PARIS (Reuters) - Alain Robert, the free climber dubbed the “French Spider-Man”, on Monday scaled the Tour Total, a 48-storey skyscraper in Paris, to demonstrate support for workers striking against President Emmanuel Macron’s pension reform plans.
Robert, 57, stood with both arms aloft after reaching the summit of the 187-metre (613-foot) high tower, which stands in the French capital’s business district, La Defense.
“I am trying to use my fame for something I find meaningful,” Robert told Reuters, adding that he was himself “deeply concerned” by the pension reform plans.
“Sponsors only give me money if I climb,” he said.
France has been dogged by strikes and street protests for more than a month as unions push back against Macron’s drive to streamline the pension system and avert a looming 17 billion euro pension deficit.
Macron’s government said on Saturday it was willing to withdraw a proposal to raise the retirement age to break the deadlock with unions.
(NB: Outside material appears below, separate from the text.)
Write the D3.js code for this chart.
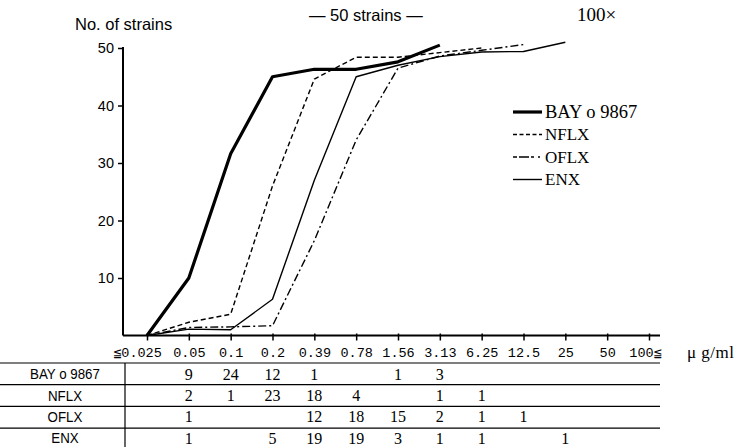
<!DOCTYPE html>
<html>
<head>
<meta charset="utf-8">
<script src="https://cdn.jsdelivr.net/npm/d3@7"></script>
<style>
  body { margin: 0; background: #fff; }
  svg { display: block; }
</style>
</head>
<body>
<svg id="chart"></svg>
<script>
var width = 735, height = 447

// MIC categories (ug/ml)
var categories = ["≦0.025", "0.05", "0.1", "0.2", "0.39", "0.78", "1.56", "3.13", "6.25", "12.5", "25", "50", "100≦"]
var drugs = ["BAY o 9867", "NFLX", "OFLX", "ENX"]

// cumulative no. of strains
var bayCurve  = [0, 10, 31.6, 45, 46.3, 46.3, 47.6, 50.5]
var nflxCurve = [0, 2.3, 3.7, 26, 44.6, 48.4, 48.4, 49.2, 50]
var oflxCurve = [0, 1.4, 1.5, 1.7, 16.5, 34, 46.5, 48.6, 49.6, 50.6]
var enxCurve  = [0, 1.1, 1, 6.3, 27, 45, 47, 48.5, 49.3, 49.4, 51]

// table counts per category ("" = empty cell)
var bayCounts  = ["", 9, 24, 12, 1, "", 1, 3, "", "", "", "", ""]
var nflxCounts = ["", 2, 1, 23, 18, 4, "", 1, 1, "", "", "", ""]
var oflxCounts = ["", 1, "", "", 12, 18, 15, 2, 1, 1, "", "", ""]
var enxCounts  = ["", 1, "", 5, 19, 19, 3, 1, 1, "", 1, "", ""]

var yTicks = [10, 20, 30, 40, 50]

var curves = [bayCurve, nflxCurve, oflxCurve, enxCurve]
var counts = [bayCounts, nflxCounts, oflxCounts, enxCounts]
var dashes = [null, "5,3", "8,3,2,3", null]
var widths = [3.2, 1.4, 1.4, 1.4]

var sans = "Liberation Sans, Arial, sans-serif"
var serif = "Liberation Serif, Times New Roman, serif"

var svg = d3.select("#chart").attr("width", width).attr("height", height)

var x = d3.scalePoint().domain(categories).range([147, 649])
var y = d3.scaleLinear().domain([0, 50]).range([335.5, 48])

// y axis
var yAxis = svg.append("g")
    .attr("transform", "translate(123,0)")
    .call(d3.axisLeft(y).tickValues(yTicks).tickSize(5).tickPadding(4))
yAxis.select(".domain").attr("d", "M0," + y(0) + "V" + (y(50) - 1)).attr("stroke-width", 2)
yAxis.selectAll(".tick line").attr("stroke-width", 1.5)
yAxis.selectAll("text").attr("font-family", sans).attr("font-size", 14.5).attr("fill", "#000")

// x axis
var xAxis = svg.append("g")
    .attr("transform", "translate(0," + y(0) + ")")
    .call(d3.axisBottom(x).tickSize(5).tickPadding(7))
xAxis.select(".domain").attr("d", "M123,0H660").attr("stroke-width", 2)
xAxis.selectAll(".tick line").attr("y1", -2).attr("stroke-width", 1.5)
xAxis.selectAll("text").attr("font-family", "Liberation Mono, monospace").attr("font-size", 13.5).attr("fill", "#000")
xAxis.selectAll("text").filter(function(d) { return d == categories[0] }).attr("dx", -10)
xAxis.selectAll("text").filter(function(d) { return d == categories[12] }).attr("dx", -4)

// curves
var line = d3.line()
    .x(function(d, i) { return x(categories[i]) })
    .y(function(d) { return y(d) })

svg.selectAll("path.curve")
    .data(curves)
    .enter()
    .append("path")
    .attr("class", "curve")
    .attr("d", line)
    .attr("fill", "none")
    .attr("stroke", "#000")
    .attr("stroke-width", function(d, i) { return widths[i] })
    .attr("stroke-dasharray", function(d, i) { return dashes[i] })
    .attr("stroke-linejoin", "round")

// legend
var legend = svg.append("g")
legend.selectAll("line")
    .data(drugs)
    .enter()
    .append("line")
    .attr("x1", 513).attr("x2", 542)
    .attr("y1", function(d, i) { return 112 + i * 22.5 })
    .attr("y2", function(d, i) { return 112 + i * 22.5 })
    .attr("stroke", "#000")
    .attr("stroke-width", function(d, i) { return widths[i] })
    .attr("stroke-dasharray", function(d, i) { return dashes[i] ? "4,2.5" : null })
legend.selectAll("line").filter(function(d, i) { return i == 2 }).attr("stroke-dasharray", "4,2,10,2,3")
legend.selectAll("text")
    .data(drugs)
    .enter()
    .append("text")
    .attr("x", 545)
    .attr("y", function(d, i) { return 112 + i * 22.5 })
    .attr("dy", "0.35em")
    .attr("font-family", serif)
    .attr("font-size", function(d, i) { return i == 0 ? 18.5 : 17 })
    .text(function(d) { return d })

// titles
svg.append("text").attr("x", 75).attr("y", 30)
    .attr("font-family", sans).attr("font-size", 16.5)
    .text("No. of strains")
svg.append("text").attr("x", 309).attr("y", 21)
    .attr("font-family", sans).attr("font-size", 16.5)
    .text("— 50 strains —")
svg.append("text").attr("x", 577).attr("y", 21)
    .attr("font-family", serif).attr("font-size", 19)
    .text("100×")
svg.append("text").attr("x", 687).attr("y", 358)
    .attr("font-family", serif).attr("font-size", 17)
    .attr("letter-spacing", 0.5)
    .text("μ g/ml")

// table
var rowTop = 363, rowH = 21.7, textH = 21.3
var table = svg.append("g")
table.selectAll("line.hr")
    .data(d3.range(drugs.length))
    .enter()
    .append("line")
    .attr("class", "hr")
    .attr("x1", 0).attr("x2", 660)
    .attr("y1", function(i) { return rowTop + i * rowH })
    .attr("y2", function(i) { return rowTop + i * rowH })
    .attr("stroke", "#000").attr("stroke-width", 1.2)
table.append("line")
    .attr("x1", 125).attr("x2", 125).attr("y1", rowTop).attr("y2", height)
    .attr("stroke", "#000").attr("stroke-width", 1.2)

table.selectAll("text.label")
    .data(drugs)
    .enter()
    .append("text")
    .attr("class", "label")
    .attr("transform", function(d, i) { return "translate(65," + (rowTop + i * textH + 11) + ") scale(0.86,1)" })
    .attr("dy", "0.35em")
    .attr("text-anchor", "middle")
    .attr("font-family", sans)
    .attr("font-size", 15.5)
    .text(function(d) { return d })

counts.forEach(function(row, r) {
    table.selectAll("text.c" + r)
        .data(row)
        .enter()
        .append("text")
        .attr("class", "c" + r)
        .attr("x", function(d, i) { return x(categories[i]) })
        .attr("y", rowTop + r * textH + 11)
        .attr("dy", "0.35em")
        .attr("text-anchor", "middle")
        .attr("font-family", serif)
        .attr("font-size", 16)
        .text(function(d) { return d })
})
</script>
</body>
</html>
Robert has climbed more than 100 structures, including the Golden Gate Bridge in San Francisco and the world’s tallest building, the Burj al Khalifa in Dubai.
Monday’s ascent was the ninth time that Robert had climbed the Total tower.
Robert often climbs without permission and has been arrested on numerous occasions. He climbs without a harness, using only his bare hands, a pair of climbing shoes, and a bag of powdered chalk to wipe off the sweat.